Code that draws figures:
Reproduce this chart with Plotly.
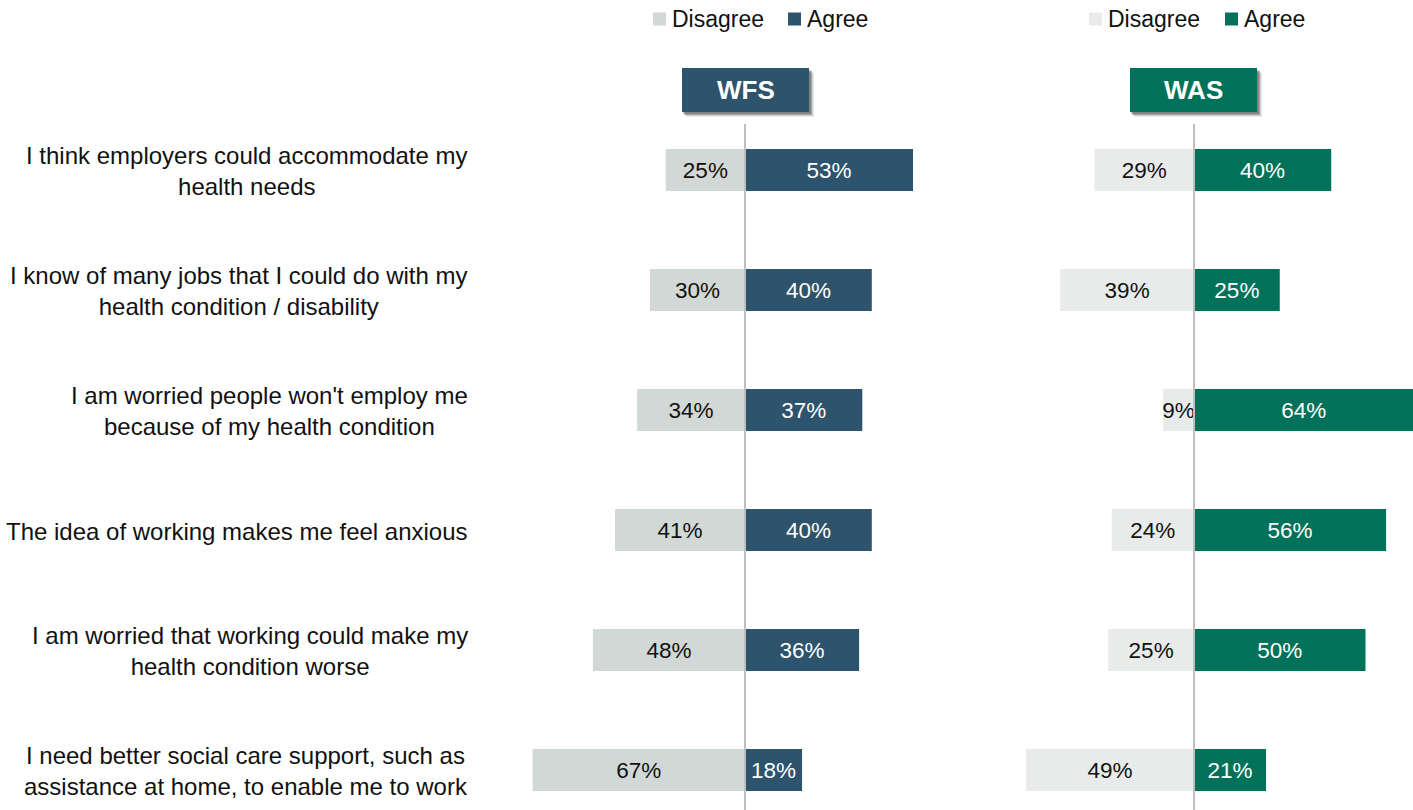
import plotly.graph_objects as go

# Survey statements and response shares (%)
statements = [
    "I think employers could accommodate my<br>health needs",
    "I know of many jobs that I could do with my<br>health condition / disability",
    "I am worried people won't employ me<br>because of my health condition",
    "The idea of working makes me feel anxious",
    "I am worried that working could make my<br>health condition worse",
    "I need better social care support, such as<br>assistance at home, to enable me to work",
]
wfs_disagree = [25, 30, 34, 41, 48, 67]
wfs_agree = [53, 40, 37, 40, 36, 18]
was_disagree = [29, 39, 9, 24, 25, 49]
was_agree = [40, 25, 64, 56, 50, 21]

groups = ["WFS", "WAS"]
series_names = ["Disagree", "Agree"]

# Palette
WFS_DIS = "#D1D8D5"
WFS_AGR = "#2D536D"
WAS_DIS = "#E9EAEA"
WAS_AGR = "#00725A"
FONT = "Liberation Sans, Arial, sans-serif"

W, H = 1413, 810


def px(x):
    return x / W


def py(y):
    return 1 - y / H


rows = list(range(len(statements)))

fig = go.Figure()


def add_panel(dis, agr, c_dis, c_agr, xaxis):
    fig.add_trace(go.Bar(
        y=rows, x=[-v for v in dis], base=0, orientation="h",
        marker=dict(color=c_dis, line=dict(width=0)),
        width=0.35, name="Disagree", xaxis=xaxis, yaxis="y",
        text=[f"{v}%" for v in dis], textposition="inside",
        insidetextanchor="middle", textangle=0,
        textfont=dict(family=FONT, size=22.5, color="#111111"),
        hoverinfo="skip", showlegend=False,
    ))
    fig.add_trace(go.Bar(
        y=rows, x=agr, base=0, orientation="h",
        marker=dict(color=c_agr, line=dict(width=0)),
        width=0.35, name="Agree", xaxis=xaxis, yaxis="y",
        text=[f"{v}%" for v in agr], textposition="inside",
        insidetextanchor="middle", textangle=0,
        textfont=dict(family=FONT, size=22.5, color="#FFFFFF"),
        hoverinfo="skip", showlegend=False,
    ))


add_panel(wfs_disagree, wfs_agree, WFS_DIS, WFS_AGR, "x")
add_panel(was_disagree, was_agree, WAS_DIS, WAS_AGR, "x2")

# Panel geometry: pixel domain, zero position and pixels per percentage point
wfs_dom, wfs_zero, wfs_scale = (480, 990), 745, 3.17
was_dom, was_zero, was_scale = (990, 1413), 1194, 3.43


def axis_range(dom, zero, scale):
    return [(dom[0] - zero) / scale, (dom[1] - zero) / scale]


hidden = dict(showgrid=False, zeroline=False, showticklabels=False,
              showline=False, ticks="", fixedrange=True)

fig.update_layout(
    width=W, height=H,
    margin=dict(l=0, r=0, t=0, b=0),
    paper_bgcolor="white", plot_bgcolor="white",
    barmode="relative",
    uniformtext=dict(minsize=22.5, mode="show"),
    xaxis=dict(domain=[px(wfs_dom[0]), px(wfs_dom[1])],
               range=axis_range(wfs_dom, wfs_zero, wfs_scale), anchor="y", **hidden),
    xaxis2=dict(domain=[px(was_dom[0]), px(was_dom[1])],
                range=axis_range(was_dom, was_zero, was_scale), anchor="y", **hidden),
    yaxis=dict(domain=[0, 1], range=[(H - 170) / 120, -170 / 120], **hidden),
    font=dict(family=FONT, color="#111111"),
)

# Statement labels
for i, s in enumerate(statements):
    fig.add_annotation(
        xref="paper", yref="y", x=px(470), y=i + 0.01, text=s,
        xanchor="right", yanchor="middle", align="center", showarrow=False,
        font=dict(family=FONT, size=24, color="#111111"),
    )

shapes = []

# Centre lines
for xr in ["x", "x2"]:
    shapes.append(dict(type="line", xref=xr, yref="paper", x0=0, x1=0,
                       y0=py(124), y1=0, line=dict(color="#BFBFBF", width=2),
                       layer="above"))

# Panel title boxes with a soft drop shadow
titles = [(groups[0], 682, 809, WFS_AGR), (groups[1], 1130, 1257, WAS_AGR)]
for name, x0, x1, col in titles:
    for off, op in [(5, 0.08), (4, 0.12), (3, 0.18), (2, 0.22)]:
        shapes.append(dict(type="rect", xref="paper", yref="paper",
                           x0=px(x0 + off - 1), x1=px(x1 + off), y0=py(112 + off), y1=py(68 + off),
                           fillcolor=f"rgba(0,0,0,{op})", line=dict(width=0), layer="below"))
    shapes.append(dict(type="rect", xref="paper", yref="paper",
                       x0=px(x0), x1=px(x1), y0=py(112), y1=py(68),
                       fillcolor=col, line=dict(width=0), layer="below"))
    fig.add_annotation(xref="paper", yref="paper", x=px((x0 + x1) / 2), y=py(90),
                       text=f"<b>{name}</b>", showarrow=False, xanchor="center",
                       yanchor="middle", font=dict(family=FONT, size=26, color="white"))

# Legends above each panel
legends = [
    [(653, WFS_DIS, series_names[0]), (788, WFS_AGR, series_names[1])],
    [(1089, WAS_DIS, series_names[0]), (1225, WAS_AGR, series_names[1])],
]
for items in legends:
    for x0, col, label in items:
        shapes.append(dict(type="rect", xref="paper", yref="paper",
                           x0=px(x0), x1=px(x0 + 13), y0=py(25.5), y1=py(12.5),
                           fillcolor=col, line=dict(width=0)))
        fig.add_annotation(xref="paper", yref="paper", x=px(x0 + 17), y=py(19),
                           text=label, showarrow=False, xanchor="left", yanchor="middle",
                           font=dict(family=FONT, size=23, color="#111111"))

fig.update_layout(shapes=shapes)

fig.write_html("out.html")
...
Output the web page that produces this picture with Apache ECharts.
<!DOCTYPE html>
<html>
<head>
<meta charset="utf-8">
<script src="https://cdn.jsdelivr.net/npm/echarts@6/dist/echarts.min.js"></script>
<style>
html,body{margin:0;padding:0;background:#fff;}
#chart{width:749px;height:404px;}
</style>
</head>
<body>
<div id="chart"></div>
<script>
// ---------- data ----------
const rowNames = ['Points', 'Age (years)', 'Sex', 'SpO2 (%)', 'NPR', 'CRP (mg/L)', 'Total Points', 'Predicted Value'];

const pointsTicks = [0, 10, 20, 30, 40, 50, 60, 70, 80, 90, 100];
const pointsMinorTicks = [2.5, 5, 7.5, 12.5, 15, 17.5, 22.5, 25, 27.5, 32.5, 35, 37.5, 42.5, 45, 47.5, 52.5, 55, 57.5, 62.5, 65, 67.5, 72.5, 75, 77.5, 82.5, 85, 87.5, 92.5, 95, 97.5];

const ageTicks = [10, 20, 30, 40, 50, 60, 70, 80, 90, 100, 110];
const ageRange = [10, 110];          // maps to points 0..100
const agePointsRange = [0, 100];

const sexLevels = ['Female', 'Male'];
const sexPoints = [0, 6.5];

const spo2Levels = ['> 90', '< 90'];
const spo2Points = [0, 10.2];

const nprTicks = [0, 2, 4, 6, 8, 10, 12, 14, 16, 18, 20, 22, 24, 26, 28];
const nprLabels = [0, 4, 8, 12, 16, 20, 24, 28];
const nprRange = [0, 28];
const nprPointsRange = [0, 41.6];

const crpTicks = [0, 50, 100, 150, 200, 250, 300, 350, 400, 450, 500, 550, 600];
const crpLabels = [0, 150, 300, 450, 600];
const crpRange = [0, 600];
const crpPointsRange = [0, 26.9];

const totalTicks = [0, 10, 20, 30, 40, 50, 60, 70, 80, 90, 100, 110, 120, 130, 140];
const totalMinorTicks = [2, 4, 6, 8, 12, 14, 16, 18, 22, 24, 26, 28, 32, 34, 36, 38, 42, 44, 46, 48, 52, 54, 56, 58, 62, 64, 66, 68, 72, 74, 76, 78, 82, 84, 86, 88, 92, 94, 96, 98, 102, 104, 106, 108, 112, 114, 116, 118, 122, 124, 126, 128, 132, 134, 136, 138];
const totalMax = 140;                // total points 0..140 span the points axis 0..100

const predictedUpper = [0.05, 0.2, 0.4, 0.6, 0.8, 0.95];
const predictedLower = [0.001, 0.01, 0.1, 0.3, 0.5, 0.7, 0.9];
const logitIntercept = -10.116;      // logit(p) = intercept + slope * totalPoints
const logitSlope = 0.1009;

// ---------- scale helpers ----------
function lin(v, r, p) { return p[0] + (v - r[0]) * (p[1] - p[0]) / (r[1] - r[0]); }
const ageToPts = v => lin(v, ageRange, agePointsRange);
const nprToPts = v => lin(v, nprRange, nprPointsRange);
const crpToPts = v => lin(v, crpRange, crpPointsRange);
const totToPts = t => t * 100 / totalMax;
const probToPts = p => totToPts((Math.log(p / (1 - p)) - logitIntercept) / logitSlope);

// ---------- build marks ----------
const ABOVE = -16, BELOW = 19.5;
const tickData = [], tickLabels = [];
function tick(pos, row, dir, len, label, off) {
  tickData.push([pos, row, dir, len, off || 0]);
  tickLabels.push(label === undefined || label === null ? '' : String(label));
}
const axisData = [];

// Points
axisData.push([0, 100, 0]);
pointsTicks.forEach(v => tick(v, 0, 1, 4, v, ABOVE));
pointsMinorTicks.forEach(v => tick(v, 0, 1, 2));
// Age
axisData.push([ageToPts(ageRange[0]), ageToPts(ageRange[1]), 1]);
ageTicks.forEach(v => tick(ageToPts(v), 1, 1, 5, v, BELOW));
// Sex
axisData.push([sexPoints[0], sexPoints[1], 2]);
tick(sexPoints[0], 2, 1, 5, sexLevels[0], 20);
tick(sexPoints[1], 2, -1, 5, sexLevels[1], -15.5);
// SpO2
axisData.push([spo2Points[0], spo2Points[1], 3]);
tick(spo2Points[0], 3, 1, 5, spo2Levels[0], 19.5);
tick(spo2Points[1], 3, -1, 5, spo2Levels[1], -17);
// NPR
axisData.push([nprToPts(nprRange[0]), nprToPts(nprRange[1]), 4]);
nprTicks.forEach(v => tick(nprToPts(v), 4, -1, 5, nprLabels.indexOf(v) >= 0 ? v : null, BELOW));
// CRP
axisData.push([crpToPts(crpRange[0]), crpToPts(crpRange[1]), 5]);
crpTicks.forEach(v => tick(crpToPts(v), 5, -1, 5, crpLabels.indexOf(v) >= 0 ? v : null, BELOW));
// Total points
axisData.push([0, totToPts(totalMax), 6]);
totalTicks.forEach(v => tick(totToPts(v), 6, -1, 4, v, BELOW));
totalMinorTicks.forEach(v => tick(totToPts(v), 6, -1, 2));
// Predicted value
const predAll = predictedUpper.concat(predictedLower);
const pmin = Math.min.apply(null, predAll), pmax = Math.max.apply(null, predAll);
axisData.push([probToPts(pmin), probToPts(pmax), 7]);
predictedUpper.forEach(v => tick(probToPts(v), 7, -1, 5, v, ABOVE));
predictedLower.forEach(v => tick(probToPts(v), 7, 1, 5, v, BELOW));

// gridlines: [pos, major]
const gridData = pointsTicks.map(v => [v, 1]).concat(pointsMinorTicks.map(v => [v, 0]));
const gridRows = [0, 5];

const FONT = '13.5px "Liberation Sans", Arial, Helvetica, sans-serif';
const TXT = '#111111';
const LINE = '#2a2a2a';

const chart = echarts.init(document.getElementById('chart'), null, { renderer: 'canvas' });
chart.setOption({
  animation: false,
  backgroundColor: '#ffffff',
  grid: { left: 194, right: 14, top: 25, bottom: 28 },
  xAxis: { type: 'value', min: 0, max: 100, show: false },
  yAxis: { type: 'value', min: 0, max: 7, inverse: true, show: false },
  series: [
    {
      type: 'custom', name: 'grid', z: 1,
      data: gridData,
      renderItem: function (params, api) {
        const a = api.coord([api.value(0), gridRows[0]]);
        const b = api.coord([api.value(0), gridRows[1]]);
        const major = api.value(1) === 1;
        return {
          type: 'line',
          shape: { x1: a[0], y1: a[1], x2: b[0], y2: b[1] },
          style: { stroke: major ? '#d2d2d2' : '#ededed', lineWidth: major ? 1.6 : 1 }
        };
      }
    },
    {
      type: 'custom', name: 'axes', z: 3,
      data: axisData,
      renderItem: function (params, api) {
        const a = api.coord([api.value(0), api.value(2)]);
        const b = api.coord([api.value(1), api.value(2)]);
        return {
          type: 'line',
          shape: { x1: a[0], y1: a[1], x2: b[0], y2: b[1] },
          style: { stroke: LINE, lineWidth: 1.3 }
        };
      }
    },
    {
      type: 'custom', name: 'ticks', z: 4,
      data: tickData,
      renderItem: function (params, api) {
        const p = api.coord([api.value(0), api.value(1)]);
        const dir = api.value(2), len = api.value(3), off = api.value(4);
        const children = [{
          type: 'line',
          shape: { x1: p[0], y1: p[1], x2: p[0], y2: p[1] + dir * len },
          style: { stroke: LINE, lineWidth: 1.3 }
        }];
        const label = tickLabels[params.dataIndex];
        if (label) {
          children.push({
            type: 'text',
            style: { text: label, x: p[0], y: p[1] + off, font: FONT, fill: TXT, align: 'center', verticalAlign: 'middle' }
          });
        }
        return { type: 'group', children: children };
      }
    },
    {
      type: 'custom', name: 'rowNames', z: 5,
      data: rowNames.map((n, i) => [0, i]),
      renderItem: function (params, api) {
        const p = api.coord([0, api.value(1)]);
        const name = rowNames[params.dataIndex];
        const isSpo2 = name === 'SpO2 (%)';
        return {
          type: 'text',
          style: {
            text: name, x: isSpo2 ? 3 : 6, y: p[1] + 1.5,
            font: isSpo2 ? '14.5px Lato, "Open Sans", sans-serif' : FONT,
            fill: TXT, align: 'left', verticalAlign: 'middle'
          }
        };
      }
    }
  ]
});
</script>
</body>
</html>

> [WRITTEN EXERCISE]: Pull every line holding "this" out of the records.

> [PROBLEM SOLUTION]:
Reproduce this chart with Plotly.
Output the web page that produces this picture with Apache ECharts.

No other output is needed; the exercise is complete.